The purchase by the British bank, announced late last month, has not only delighted government officials already hit by the nation's declining competitiveness ranking in the World Economic Forum survey, but has also led to a frenzy among investors for shares in Hsinchu International and other local lenders on the assumption that more takeover bids are on the way.
Based on Standard Chartered's offer of NT$24.5 per share for the Hsinchu bank, the British buyer is paying a premium of more than 30 percent in a deal totaling NT$40.5 billion (US$1.22 billion), which is more than twice the local lender's net asset value.
Little wonder, then, that a Financial Supervisory Commission official said last week that Taiwan could be the most attractive Asian market for foreign investors looking for takeover targets, especially compared with Japan and South Korea, where targets are drying up as consolidation runs its course.
This could be a turning point for the nation's financial sector because Standard Chartered's purchase is linked to some influential trends. It is the first outright acquisition of a local bank by a foreign rival in the nation's history; it may speed up the internationalization of the financial sector; and it will accelerate consolidation in a sector that has been ravaged by mounting credit-card defaults since the second half of last year.
But it would be foolish for investors to chase financial shares believing that the sector's fundamentals are turning a new leaf. The point is that while the fallout from the bad-debt issue is less damaging now, local banks are still operating in a tough environment in which several negative factors -- severe market fragmentation, depressed margins and cross-strait restrictions -- continue to constrain development.
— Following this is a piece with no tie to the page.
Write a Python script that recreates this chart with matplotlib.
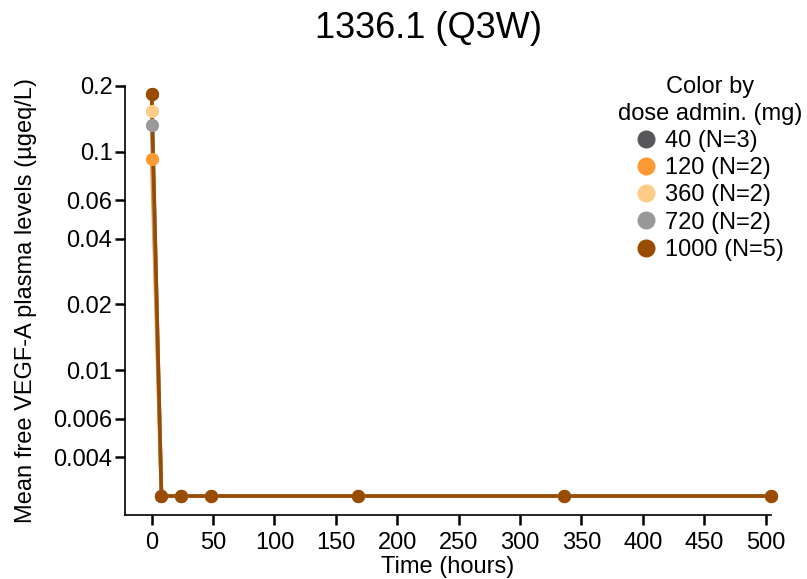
import numpy as np
import matplotlib.pyplot as plt
from matplotlib.lines import Line2D

plt.rcParams['font.family'] = ['Liberation Sans', 'DejaVu Sans']

# Timpii de esantionare (ore) si nivelurile medii (ugeq/L) pe doza
time_h = [0, 8, 24, 48, 168, 336, 504]
doses = ['40', '120', '360', '720', '1000']
n_subj = [3, 2, 2, 2, 5]
colors = ['#58585A', '#FF9933', '#FFCC88', '#999999', '#994C00']
conc = {
    '40':   [0.183, 0.00265, 0.00265, 0.00265, 0.00265, 0.00265, 0.00265],
    '120':  [0.093, 0.00265, 0.00265, 0.00265, 0.00265, 0.00265, 0.00265],
    '360':  [0.154, 0.00265, 0.00265, 0.00265, 0.00265, 0.00265, 0.00265],
    '720':  [0.133, 0.00265, 0.00265, 0.00265, 0.00265, 0.00265, 0.00265],
    '1000': [0.183, 0.00265, 0.00265, 0.00265, 0.00265, 0.00265, 0.00265],
}
y_ticks = [0.004, 0.006, 0.01, 0.02, 0.04, 0.06, 0.1, 0.2]
y_labels = ['0.004', '0.006', '0.01', '0.02', '0.04', '0.06', '0.1', '0.2']
x_ticks = list(range(0, 501, 50))

fig = plt.figure(figsize=(8.07, 5.79), dpi=100)
ax = fig.add_axes([125 / 807, 1 - 515 / 579, 646 / 807, 429 / 579])

for d, c in zip(doses, colors):
    ax.plot(time_h, conc[d], '-', color=c, lw=2.6, zorder=2, clip_on=False)
for d, c in zip(doses, colors):
    ax.plot(time_h, conc[d], 'o', color=c, ms=9.5, mec='none', zorder=3, clip_on=False)

ax.set_yscale('log')
ax.set_ylim(0.00217, 0.2)
ax.set_xlim(-21.7, 504.3)
ax.set_yticks(y_ticks)
ax.set_yticklabels(y_labels)
ax.minorticks_off()
ax.set_xticks(x_ticks)

for s in ['top', 'right']:
    ax.spines[s].set_visible(False)
for s in ['left', 'bottom']:
    ax.spines[s].set_linewidth(1.2)
ax.tick_params(labelsize=17, length=7, width=1.8)
ax.tick_params(axis='x', pad=5)
ax.tick_params(axis='y', pad=2)

ax.set_xlabel('Time (hours)', fontsize=17, labelpad=2)
ax.set_ylabel('Mean free VEGF-A plasma levels (µgeq/L)', fontsize=17, labelpad=12)

fig.text(428.5 / 807, 1 - 29 / 579, '1336.1 (Q3W)', fontsize=26, ha='center', va='center')

handles = [Line2D([], [], ls='none', marker='o', color=c, ms=13, mec='none') for c in colors]
labels = [f'{d} (N={n})' for d, n in zip(doses, n_subj)]
leg = fig.legend(handles, labels, title='Color by\ndose admin. (mg)', loc='upper center',
                 bbox_to_anchor=(710 / 807, 1 - 64 / 579), frameon=False, fontsize=17,
                 title_fontsize=17, handlelength=0.8, handletextpad=0.4, labelspacing=0.22,
                 borderpad=0)
leg.get_title().set_multialignment('center')
leg.get_title().set_linespacing(1.3)

fig.savefig('out.png', dpi=100)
Investors know that the share price of a company generally climbs when the market is strong, the company is well managed and its products or services are in demand. They also look for consistency and a history of strong performance and steady growth in assessing a potential investment.
Hsinchu International, however, stands out as a special case, considering the lender's relatively small market share -- and its poor track record.
Standard Chartered was attracted by its underexploited branch network, particularly in the area of wealth management and wholesale banking, which the London-based lender will exploit for regional expansion.
To investors, the surprisingly high premium for Hsinchu International may spur a speculative rally for other smaller lenders or possible takeover targets. But the rally should be short-lived, given its weak fundamentals.
What is certain is that more takeover bids by foreign banks are heading this way now that the government has loosened control on the sector. Foreign banks, mainly from the West, are offering access to additional capital and introducing new financial products and investment opportunities that Taiwanese businesses are unable to access through local lenders.
As the industry scrambles to face this new challenge, local banks should enhance their capabilities to avoid losing out. And the government must strive to maintain a consistent policy and provide a level playing field for all industry participants.